── DATA EXCERPT ──

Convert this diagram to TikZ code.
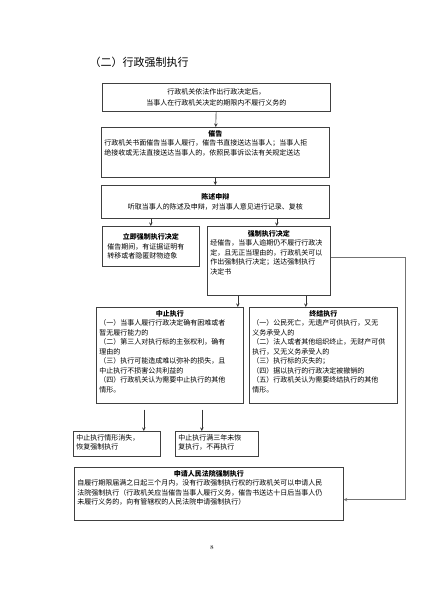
\documentclass[tikz,border=0pt]{standalone}
\usepackage{fontspec}
\newfontfamily\cjk{Noto Sans CJK SC}
\usepackage{tikz}
\usetikzlibrary{arrows, positioning, calc}

\newcommand{\boxtitle}[1]{\makebox[\linewidth]{\bfseries #1}}
\newcommand{\padbottom}[1]{\rule[-#1]{0pt}{#1}}

\begin{document}
\begin{tikzpicture}[
        x=1pt, y=-1pt,
        stepbox/.style={
            rectangle, draw=black!75, fill=white, line width=0.7pt,
            anchor=north west, align=left,
            inner xsep=3pt, inner ysep=3pt,
            font=\cjk\fontsize{7}{9.5}\selectfont
        },
        arrow/.style={->, >=stealth, line width=0.6pt, draw=black!80}
    ]
        \fill[white] (0,0) rectangle (424,600);
        \useasboundingbox (0,0) rectangle (424,600);

        \node[anchor=west, font=\cjk\fontsize{11}{13}\selectfont] (heading) at (86,62) {（二）行政强制执行};

        \node[stepbox, text width=222pt, align=center, minimum height=28pt,
              font=\cjk\fontsize{7}{11}\selectfont] (start) at (102,83) {
            行政机关依法作出行政决定后，\\
            当事人在行政机关决定的期限内不履行义务的
        };

        \node[stepbox, text width=222pt] (urge) at (101,127) {
            \boxtitle{催告}\\
            行政机关书面催告当事人履行，催告书直接送达当事人；当事人拒\\
            绝接收或无法直接送达当事人的，依照民事诉讼法有关规定送达\padbottom{19pt}
        };

        \node[stepbox, text width=222pt, align=center, minimum height=33pt] (state) at (101,185) {
            \textbf{陈述申辩}\\
            听取当事人的陈述及申辩，对当事人意见进行记录、复核
        };

        \node[stepbox, text width=87pt, inner xsep=5pt, minimum height=40pt] (immediate) at (102,226) {
            \boxtitle{立即强制执行决定}\\
            催告期间，有证据证明有\\
            转移或者隐匿财物迹象
        };

        \node[stepbox, text width=117pt, inner ysep=4pt] (decision) at (207,226) {
            \boxtitle{强制执行决定}\\
            经催告，当事人逾期仍不履行行政决\\
            定，且无正当理由的，行政机关可以\\
            作出强制执行决定；送达强制执行\\
            决定书\padbottom{17pt}
        };

        \node[stepbox, text width=141pt] (suspend) at (96,307) {
            \boxtitle{中止执行}\\
            （一）当事人履行行政决定确有困难或者\\
            暂无履行能力的\\
            （二）第三人对执行标的主张权利，确有\\
            理由的\\
            （三）执行可能造成难以弥补的损失，且\\
            中止执行不损害公共利益的\\
            （四）行政机关认为需要中止执行的其他\\
            情形。\padbottom{8pt}
        };

        \node[stepbox, text width=142pt] (terminate) at (249,307) {
            \boxtitle{终结执行}\\
            （一）公民死亡，无遗产可供执行，又无\\
            义务承受人的\\
            （二）法人或者其他组织终止，无财产可供\\
            执行，又无义务承受人的\\
            （三）执行标的灭失的；\\
            （四）据以执行的行政决定被撤销的\\
            （五）行政机关认为需要终结执行的其他\\
            情形。\padbottom{8pt}
        };

        \node[stepbox, text width=81pt] (resume) at (73,431) {
            中止执行情形消失，\\
            恢复强制执行\padbottom{4pt}
        };

        \node[stepbox, text width=77pt] (noresume) at (175,431) {
            中止执行满三年未恢\\
            复执行，不再执行\padbottom{4pt}
        };

        \node[stepbox, text width=263pt] (court) at (74,467) {
            \boxtitle{申请人民法院强制执行}\\
            自履行期限届满之日起三个月内，没有行政强制执行权的行政机关可以申请人民\\
            法院强制执行（行政机关应当催告当事人履行义务，催告书送达十日后当事人仍\\
            未履行义务的，向有管辖权的人民法院申请强制执行）\padbottom{12pt}
        };

        \node[font=\fontsize{6}{7}\selectfont] (pagenum) at (212,548) {8};

        \coordinate (rail) at (405,0);

        \draw[arrow] (start) -- (urge);
        \draw[arrow] (urge) -- (state);
        \draw[arrow] (immediate.north |- state.south) -- (immediate.north);
        \draw[arrow] ([xshift=8pt]decision.north |- state.south) -- ([xshift=8pt]decision.north);
        \draw[arrow] ([xshift=-31pt]decision.south) -- ([xshift=-31pt]decision.south |- suspend.north);
        \draw[arrow] ([xshift=37pt]decision.south) -- ([xshift=37pt]decision.south |- terminate.north);
        \draw[arrow, shorten <=6pt] ([xshift=-26pt]suspend.south) -- ([xshift=-26pt]suspend.south |- resume.north);
        \draw[arrow, shorten <=6pt] ([xshift=32pt]suspend.south) -- ([xshift=32pt]suspend.south |- noresume.north);
        \draw[arrow, draw=black!55] ([yshift=4pt]decision.east) -- ([yshift=4pt]decision.east -| rail)
            -- ([yshift=-6pt]court.east -| rail) -- ([yshift=-6pt]court.east);
    \end{tikzpicture}
\end{document}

───

Return each line from the material above exactly, but not the pictures.

Convert this diagram to TikZ code.
\documentclass[tikz,border=0pt]{standalone}
\usepackage{fontspec}
\newfontfamily\cjk{Noto Sans CJK SC}
\usepackage{tikz}
\usetikzlibrary{arrows, positioning, calc}

\newcommand{\boxtitle}[1]{\makebox[\linewidth]{\bfseries #1}}
\newcommand{\padbottom}[1]{\rule[-#1]{0pt}{#1}}

\begin{document}
\begin{tikzpicture}[
        x=1pt, y=-1pt,
        stepbox/.style={
            rectangle, draw=black!75, fill=white, line width=0.7pt,
            anchor=north west, align=left,
            inner xsep=3pt, inner ysep=3pt,
            font=\cjk\fontsize{7}{9.5}\selectfont
        },
        arrow/.style={->, >=stealth, line width=0.6pt, draw=black!80}
    ]
        \fill[white] (0,0) rectangle (424,600);
        \useasboundingbox (0,0) rectangle (424,600);

        \node[anchor=west, font=\cjk\fontsize{11}{13}\selectfont] (heading) at (86,62) {（二）行政强制执行};

        \node[stepbox, text width=222pt, align=center, minimum height=28pt,
              font=\cjk\fontsize{7}{11}\selectfont] (start) at (102,83) {
            行政机关依法作出行政决定后，\\
            当事人在行政机关决定的期限内不履行义务的
        };

        \node[stepbox, text width=222pt] (urge) at (101,127) {
            \boxtitle{催告}\\
            行政机关书面催告当事人履行，催告书直接送达当事人；当事人拒\\
            绝接收或无法直接送达当事人的，依照民事诉讼法有关规定送达\padbottom{19pt}
        };

        \node[stepbox, text width=222pt, align=center, minimum height=33pt] (state) at (101,185) {
            \textbf{陈述申辩}\\
            听取当事人的陈述及申辩，对当事人意见进行记录、复核
        };

        \node[stepbox, text width=87pt, inner xsep=5pt, minimum height=40pt] (immediate) at (102,226) {
            \boxtitle{立即强制执行决定}\\
            催告期间，有证据证明有\\
            转移或者隐匿财物迹象
        };

        \node[stepbox, text width=117pt, inner ysep=4pt] (decision) at (207,226) {
            \boxtitle{强制执行决定}\\
            经催告，当事人逾期仍不履行行政决\\
            定，且无正当理由的，行政机关可以\\
            作出强制执行决定；送达强制执行\\
            决定书\padbottom{17pt}
        };

        \node[stepbox, text width=141pt] (suspend) at (96,307) {
            \boxtitle{中止执行}\\
            （一）当事人履行行政决定确有困难或者\\
            暂无履行能力的\\
            （二）第三人对执行标的主张权利，确有\\
            理由的\\
            （三）执行可能造成难以弥补的损失，且\\
            中止执行不损害公共利益的\\
            （四）行政机关认为需要中止执行的其他\\
            情形。\padbottom{8pt}
        };

        \node[stepbox, text width=142pt] (terminate) at (249,307) {
            \boxtitle{终结执行}\\
            （一）公民死亡，无遗产可供执行，又无\\
            义务承受人的\\
            （二）法人或者其他组织终止，无财产可供\\
            执行，又无义务承受人的\\
            （三）执行标的灭失的；\\
            （四）据以执行的行政决定被撤销的\\
            （五）行政机关认为需要终结执行的其他\\
            情形。\padbottom{8pt}
        };

        \node[stepbox, text width=81pt] (resume) at (73,431) {
            中止执行情形消失，\\
            恢复强制执行\padbottom{4pt}
        };

        \node[stepbox, text width=77pt] (noresume) at (175,431) {
            中止执行满三年未恢\\
            复执行，不再执行\padbottom{4pt}
        };

        \node[stepbox, text width=263pt] (court) at (74,467) {
            \boxtitle{申请人民法院强制执行}\\
            自履行期限届满之日起三个月内，没有行政强制执行权的行政机关可以申请人民\\
            法院强制执行（行政机关应当催告当事人履行义务，催告书送达十日后当事人仍\\
            未履行义务的，向有管辖权的人民法院申请强制执行）\padbottom{12pt}
        };

        \node[font=\fontsize{6}{7}\selectfont] (pagenum) at (212,548) {8};

        \coordinate (rail) at (405,0);

        \draw[arrow] (start) -- (urge);
        \draw[arrow] (urge) -- (state);
        \draw[arrow] (immediate.north |- state.south) -- (immediate.north);
        \draw[arrow] ([xshift=8pt]decision.north |- state.south) -- ([xshift=8pt]decision.north);
        \draw[arrow] ([xshift=-31pt]decision.south) -- ([xshift=-31pt]decision.south |- suspend.north);
        \draw[arrow] ([xshift=37pt]decision.south) -- ([xshift=37pt]decision.south |- terminate.north);
        \draw[arrow, shorten <=6pt] ([xshift=-26pt]suspend.south) -- ([xshift=-26pt]suspend.south |- resume.north);
        \draw[arrow, shorten <=6pt] ([xshift=32pt]suspend.south) -- ([xshift=32pt]suspend.south |- noresume.north);
        \draw[arrow, draw=black!55] ([yshift=4pt]decision.east) -- ([yshift=4pt]decision.east -| rail)
            -- ([yshift=-6pt]court.east -| rail) -- ([yshift=-6pt]court.east);
    \end{tikzpicture}
\end{document}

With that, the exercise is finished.